The closest town to the Durand Line remains Chaman, with a population of 466,218 people as of the 2023 census conducted by the Government of Pakistan. This historic passageway has served as a vital link to Afghanistan and, subsequently, Central Asian nations for centuries. The connections among the tribes residing on either side of the Durand Line transformed Chaman into a bustling repository of tales emanating from Afghanistan and what was once part of British India, now Pakistan, conveyed by travellers traversing the Bolan Pass to Kandahar and vice versa. 

Despite its arid climate, characterised by deserts and mountainous terrain, the weather remains capricious. Locals often designate Thursdays and Fridays as "heavy holy days," influenced by religious teachings imparted by clerics or passed down through generations.

Climatic shifts have exacerbated prolonged droughts, during which rain may elude the region for years, and fierce winds carry sandy dust from Kandahar towards Chaman. Elderly residents reminisce about the green slopes beyond Kozhak (pronounced Khojak in English) or Manza, once teeming with lush greenery ideal for grazing and sustaining livestock, providing natural sustenance for the populace. However, the passage of time has changed this. Alternative means of livelihood have emerged, prompting the felling of trees for fuel to combat harsh winters or for construction purposes. Nonetheless, vestiges of this former greenery endure near Shela Bagh, renowned for its lengthy railway tunnel, where certain tribes have safeguarded aging trees, viewing them as emblematic of life.

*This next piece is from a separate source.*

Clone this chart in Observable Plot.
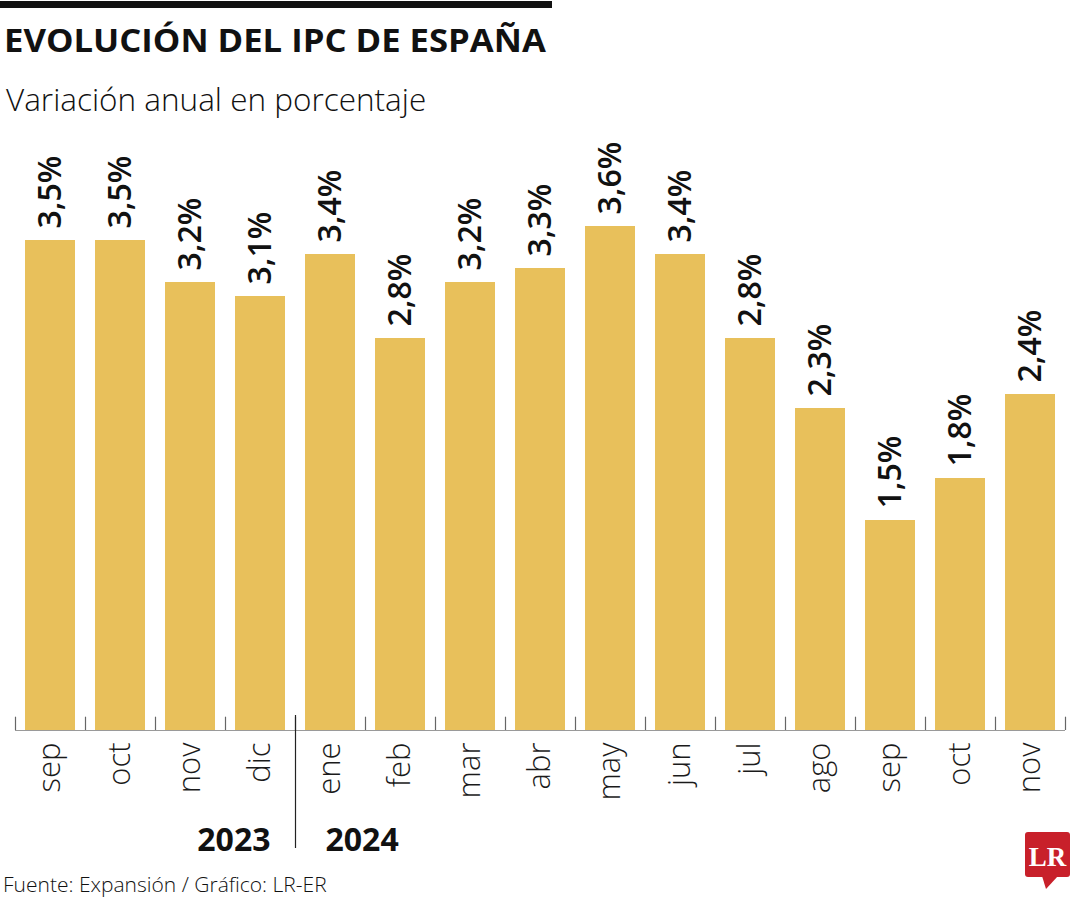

A patchwork of beliefs regarding climate change persists among the community. Three decades of relentless drought have reshaped perceptions regarding water flow, with the younger generation, aged between 30 and 40, having never experienced the deluge of heavy rains. Initial reports indicate extensive damage wrought by recent downpours, claiming 10 lives and injuring 15 individuals in Chaman alone. While the Provincial Disaster Management Authority of Balochistan has confirmed 15 fatalities, 10 injuries, and damage to 240 houses, local accounts suggest the toll of rain-induced disasters surpasses official estimates. Remote areas, disconnected from communication networks, often go unreported in the media, reflecting a pervasive scepticism regarding governmental efficacy in addressing the plight of affected communities.

The late arrival of rains this year, following a dry winter, caught many off guard. Yet, the implications of climate change, altering weather patterns worldwide, reverberate particularly harshly among communities lacking awareness of its implications.

Chaman’s urban sprawl is expanding with each passing decade. Formerly reliant on cross-border trade along the Durand Line, residents found ample sustenance for their families, leading to the proliferation of homes amidst the valleys, akin to towns cascading down the slopes of the Himalayan mountains, an extension of Kozhak (Khojak).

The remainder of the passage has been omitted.